From Hiring to Growth: Practical Uses

Scenario-based judgments support decisions across the talent lifecycle. Use short screeners early, deeper forms for finalists, and developmental versions for onboarding and leadership. Provide actionable feedback that turns results into coaching moments, shaping culture while tracking impact on retention, engagement, and customer outcomes.

Screeners That Respect Time

Five to ten concise scenarios can surface big signals quickly on mobile devices. Keep completion under ten minutes, randomize options, and defer longer formats to later stages, balancing prediction with candidate experience and reducing dropout among busy, qualified applicants.

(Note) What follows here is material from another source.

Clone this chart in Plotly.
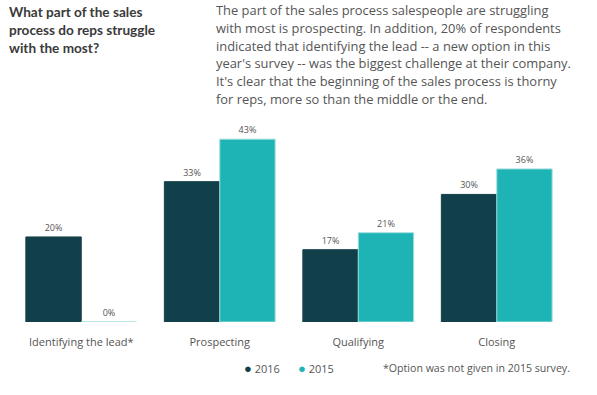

Blending Methods for Confidence

Combine scenario scores with structured interviews and, where possible, job simulations. Multiple methods triangulate strengths and growth areas, reduce error, and create a clear narrative that hiring managers, coaches, and candidates can trust when making consequential decisions about role fit and development.

Ethical Preparation and Candidate Care

Prepare participants without teaching to the key. Offer sample scenarios that mirror structure, disclose measured areas, and explain scoring philosophy. Emphasize fairness, accessibility, and privacy, so people feel respected, informed, and motivated to show their best judgment authentically.

Analytics, Drift, and Continuous Improvement

Great assessments evolve. Link scores to retention, sales, safety, or service metrics, and watch for content or population drift. A/B test alternatives, refresh items, and maintain fairness dashboards. Transparency invites collaboration, attracting practitioners eager to elevate decision quality across teams.